Where to try it: Taverna tou Oikonomou, Klimataria, Karavitis Tavern
Watch out for: Gluten, Dairy, Eggs
Spinach and feta in layers of crisp phyllo, baked in a deep tray and sliced into hot squares, the Athens breakfast pie at counters across the city.
History: Spanakopita is the canonical Greek savoury pita, layered phyllo over spinach, feta and herbs. The bakery counter version became the Athens breakfast in the 20th century. Ariston on Voulis has baked spanakopita since 1910, the long-running takeaway behind Syntagma. Most central Athens bakeries (Takis on Misaraliotou, Venetis) run a daily spanakopita on the morning trays. Best eaten warm out of the oven before 10:00.
Where to try it: Ariston, Takis Bakery
Watch out for: Gluten, Dairy
Yeast-doughnut balls deep-fried to a crisp shell, dressed in honey syrup and cinnamon, the Greek dessert sweet served hot from the pan in Athens.
History: Loukoumades trace their lineage to ancient Greek honey doughnuts called enkrides, written about by Athenaeus in the 3rd century AD. The modern Athens loukoumades shop is Krinos on Aiolou, fried on the same recipe and decor since 1923. Lukumades on Aiolou is the modern reinvention since the 2010s, with cream fillings and chocolate toppings. The classic order remains a portion of nine round doughnuts with honey, cinnamon and a Greek coffee on the side.

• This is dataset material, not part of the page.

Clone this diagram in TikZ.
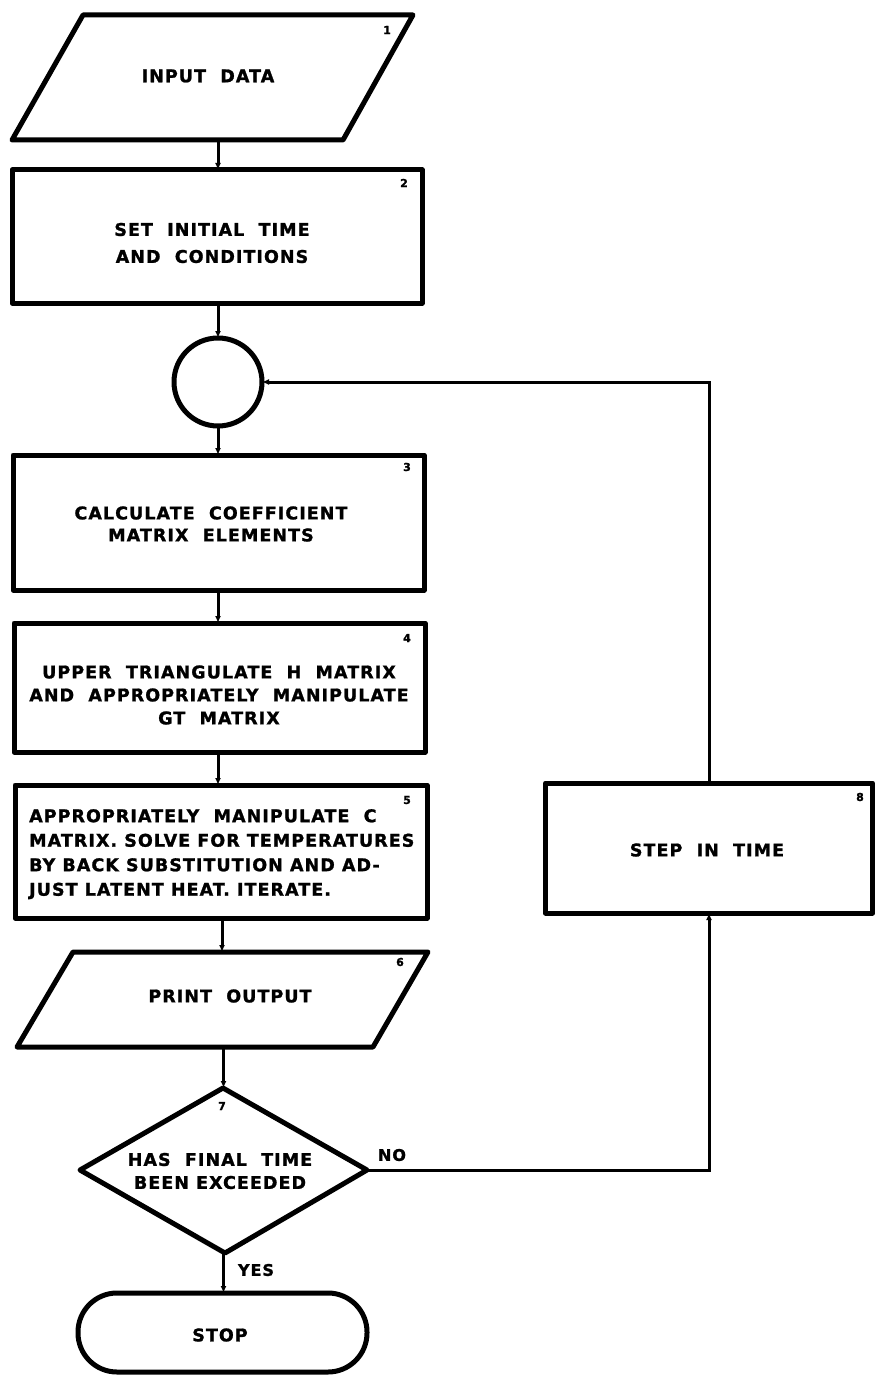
\documentclass[tikz,border=0pt]{standalone}
\usepackage{fontspec}
\newfontfamily\lf{DejaVu Sans}[LetterSpace=6, BoldFeatures={FakeBold=1.3}]
\usetikzlibrary{arrows.meta,shapes.geometric}
\tikzset{
  shp/.style={draw=black, line width=5pt, line join=round, inner sep=0pt, outer sep=0pt},
  anchorbox/.style={rectangle, inner sep=0pt, outer sep=0pt},
  conn/.style={draw=black, line width=3pt, -{Latex[length=7pt,width=6pt]}},
  txt/.style={font=\lf\fontsize{17.5}{23}\selectfont\bfseries, align=center, inner sep=0pt},
  txtl/.style={font=\lf\fontsize{17.5}{24.5}\selectfont\bfseries, align=left, inner sep=0pt},
  num/.style={font=\lf\fontsize{11}{11}\selectfont\bfseries, inner sep=0pt},
  lbl/.style={font=\lf\fontsize{16}{16}\selectfont\bfseries, inner sep=0pt}
}
\begin{document}
\begin{tikzpicture}[x=1pt,y=-1pt]
\useasboundingbox[fill=white] (0,0) rectangle (875,1375);

% 1 input parallelogram
\draw[shp] (83,15) -- (413,15) -- (343,140) -- (12,140) -- cycle;
\node[anchorbox, minimum width=200pt, minimum height=125pt] (p1) at (218,77.5) {};
\node[txt] (t1) at (208,76) {INPUT\ \ DATA};
\node[num] (n1) at (387,30) {1};

% 2
\node[shp, rectangle, minimum width=410pt, minimum height=133pt] (b2) at (217,236.5) {};
\node[txt, font=\lf\fontsize{17.5}{27}\selectfont\bfseries] (t2) at (212,243) {SET\ \ INITIAL\ \ TIME\\AND\ \ CONDITIONS};
\node[num] (n2) at (404,183) {2};

% connector circle
\node[shp, circle, minimum size=88pt] (c) at (218,382) {};

% 3
\node[shp, rectangle, minimum width=411pt, minimum height=135pt] (b3) at (218.5,522.5) {};
\node[txt, font=\lf\fontsize{17.5}{22}\selectfont\bfseries] (t3) at (211,524) {CALCULATE\ \ COEFFICIENT\\MATRIX\ \ ELEMENTS};
\node[num] (n3) at (407,467) {3};

% 4
\node[shp, rectangle, minimum width=411pt, minimum height=129pt] (b4) at (219.5,687.5) {};
\node[txt] (t4) at (219,695) {UPPER\ \ TRIANGULATE\ \ H\ \ MATRIX\\AND\ \ APPROPRIATELY\ \ MANIPULATE\\GT\ \ MATRIX};
\node[num] (n4) at (407,638) {4};

% 5
\node[shp, rectangle, minimum width=412pt, minimum height=133pt] (b5) at (221,851.5) {};
\node[txtl, anchor=north west] (t5) at (29,809) {APPROPRIATELY\ \ MANIPULATE\ \ C\\MATRIX. SOLVE FOR TEMPERATURES\\BY BACK SUBSTITUTION AND AD-\\JUST LATENT HEAT. ITERATE.};
\node[num] (n5) at (407,800) {5};

% 6 print parallelogram
\draw[shp] (73,952) -- (428,952) -- (373,1047) -- (17,1047) -- cycle;
\node[anchorbox, minimum width=200pt, minimum height=95pt] (p6) at (222,999.5) {};
\node[txt] (t6) at (230,996) {PRINT\ \ OUTPUT};
\node[num] (n6) at (400,962) {6};

% 7 decision
\draw[shp] (223,1088) -- (367,1170) -- (225,1253) -- (80,1170) -- cycle;
\node[anchorbox, minimum width=287pt, minimum height=165pt] (d7) at (223.5,1170.5) {};
\node[txt] (t7) at (220,1171) {HAS\ \ FINAL\ \ TIME\\BEEN EXCEEDED};
\node[num] (n7) at (222,1106) {7};

% stop
\node[shp, rectangle, rounded corners=39pt, minimum width=289pt, minimum height=79pt] (stop) at (222.5,1332.5) {};
\node[txt] (ts) at (220,1335) {STOP};

% 8
\node[shp, rectangle, minimum width=327pt, minimum height=130pt] (b8) at (709,848) {};
\node[txt] (t8) at (707,850) {STEP\ \ IN\ \ TIME};
\node[num] (n8) at (860,797) {8};

% labels
\node[lbl] (no) at (392,1155) {NO};
\node[lbl] (yes) at (256,1270) {YES};

% connectors
\draw[conn] (p1.south) -- (b2.north -| p1.south);
\draw[conn] (b2.south -| c.south) -- (c.north);
\draw[conn] (c.south) -- (b3.north -| c.south);
\draw[conn] (b3.south -| c.south) -- (b4.north -| c.south);
\draw[conn] (b4.south -| c.south) -- (b5.north -| c.south);
\draw[conn] (b5.south -| p6.north) -- (p6.north);
\draw[conn] (p6.south -| d7.north) -- (d7.north);
\draw[conn] (d7.south) -- (stop.north -| d7.south);
\draw[conn] (d7.east) -| (b8.south);
\draw[conn] (b8.north) |- (c.east);
\end{tikzpicture}
\end{document}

Where to try it: Krinos, Lukumades
Watch out for: Gluten
Strained Greek yogurt with grated cucumber, garlic, olive oil and dill, the cold side dip on every Athens taverna table and every souvlaki pita in the city.
History: Tzatziki shares roots with the Turkish cacik and the Indian raita, all built around yogurt and cucumber. The Greek version with garlic and olive oil dominates from the post-war taverna era. Every Athens taverna serves a small bowl of tzatziki with bread before the meal arrives, and every souvlaki pita includes a generous spoonful. The dish requires only strained yogurt, fresh cucumber and good olive oil to work; it ruins fast with bad ingredients.
Where to try it: Bairaktaris, Klimataria, Taverna Saita
Watch out for: Dairy
Tomato wedges, cucumber, green pepper, red onion, kalamata olives and a thick slab of feta with oregano and good olive oil, the Greek summer salad of Athens.
History: Horiatiki is the village salad, designed around the peak-summer Greek tomato. The classic Athens version uses no lettuce, only ripe tomatoes and feta in a thick slab over the top. The dish became the Athens lunch staple in the 1960s and is now a non-negotiable taverna order between June and September. The salad requires good tomato to work; it dies in winter when supermarket tomato is the only option.
Where to try it: Karavitis Tavern, Taverna Saita, Taverna Platanos
Watch out for: Dairy
Peak food season in Athens is year-round.
Local dining hours: lunch around 12:30, dinner from 19:30.
service is typically included; small extra is welcome but not expected.
If you only have one meal, eat Souvlaki pita. It is the dish most associated with Athens.